Let me end like this. Imagine I could draw a line of where everyone here stands in relationship with God. At one end would be those who can say, ‘I know I’m forgiven, I know God as a Father, I’m trying to live for him in response, and I know I’ll ultimately be with him in heaven.’ And there’s nothing better in life than to be able to say that. Then at the other end of the line would be those who can’t yet say any of those things – those for whom, right now, God is that distant, Queen-like figure with whom you really have no personal relationship at all. And if that’s you, can I say: thanks for coming – and do please keep coming and looking into the Christian message. Because God isn’t playing hard to find: he’s made himself known through Jesus and he wants you to know him as personally as others here do.
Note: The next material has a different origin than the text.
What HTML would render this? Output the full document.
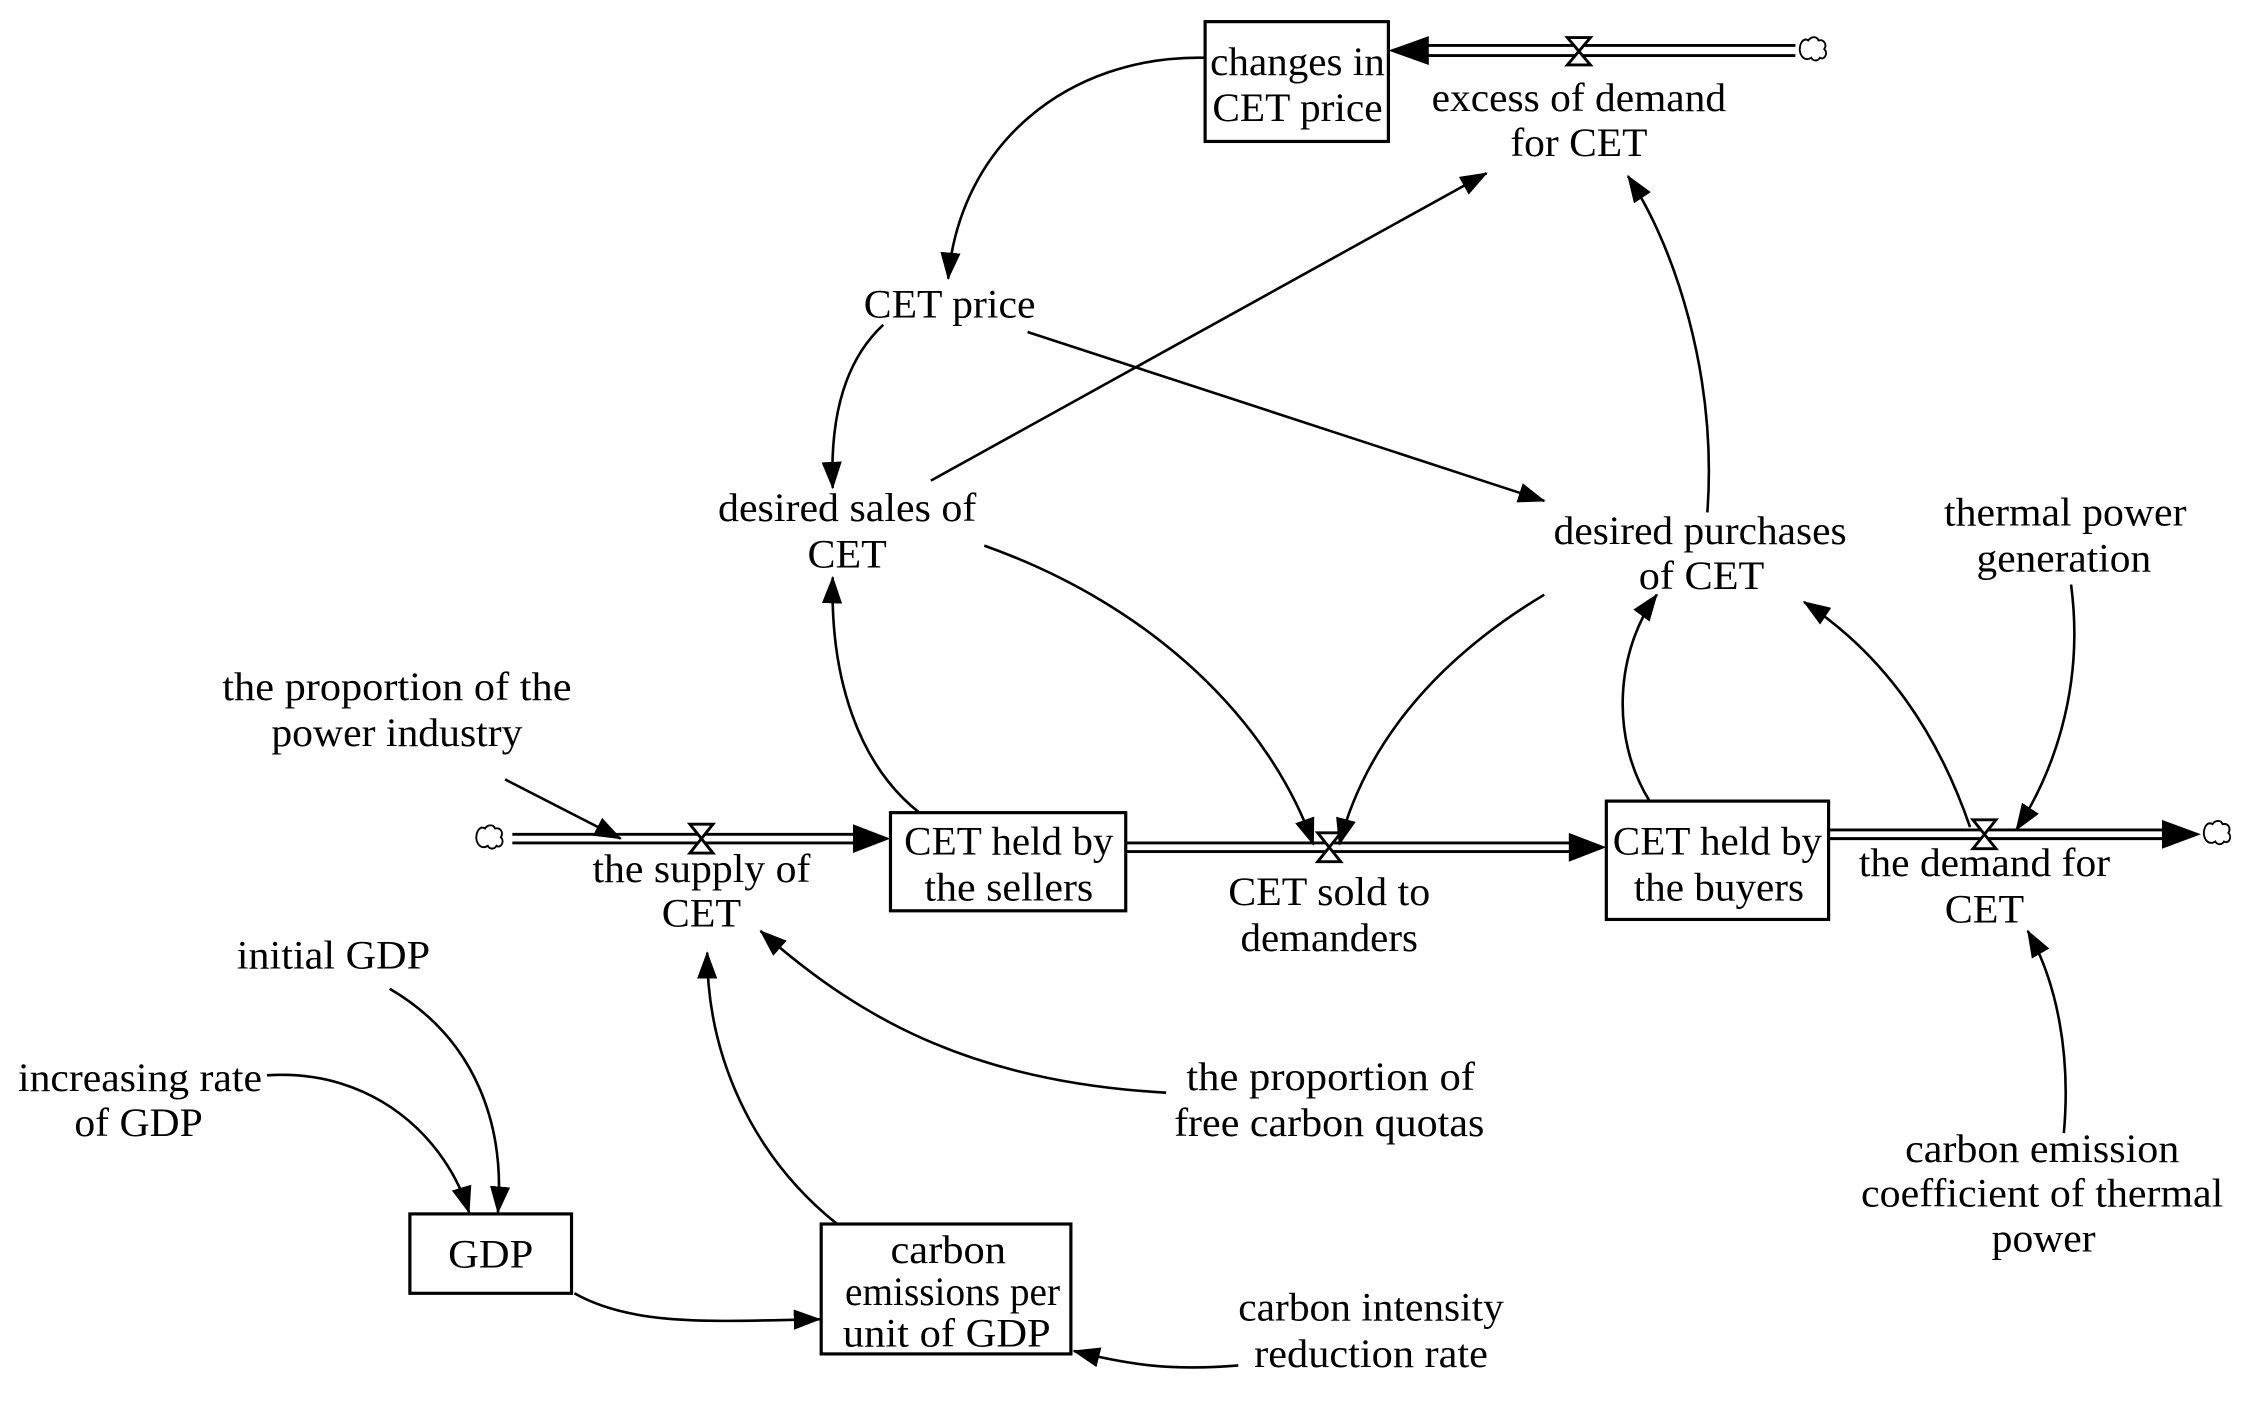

But maybe tonight you’re in the middle. You know it’s true. But you’ve not yet responded to what Jesus has done for you on the cross. So I want to end with a prayer which you could use if you want to. Let me read it through, before I lead us in prayer, so that you can think whether it would be appropriate for you:

Father God,
Thank you for your love in sending your Son to die for me.
Please forgive me and accept me as your child.
And please help me live for you as my King from now on.

You may be further back than that, or further on. But if you want to pray that prayer, you could echo it to God in your mind as I lead us now. Let’s pray.

Father God,
Thank you for your love in sending your Son to die for me.
Please forgive me and accept me as your child.
And please help me live for you as my King from now on.

I prayed a prayer like that on 27 September 1981 – at the end of that Christian Union meeting I was so keen not to go to. And from my experience I can say: if you have just prayed that prayer and meant it, you can trust that God has heard and answered it – and that will become real and clear in your experience, too. And if you have just done that, can I encourage you, lastly, to tell another Christian? Because that will help you start being public about your faith. And they can also make some suggestions about how to go on from here.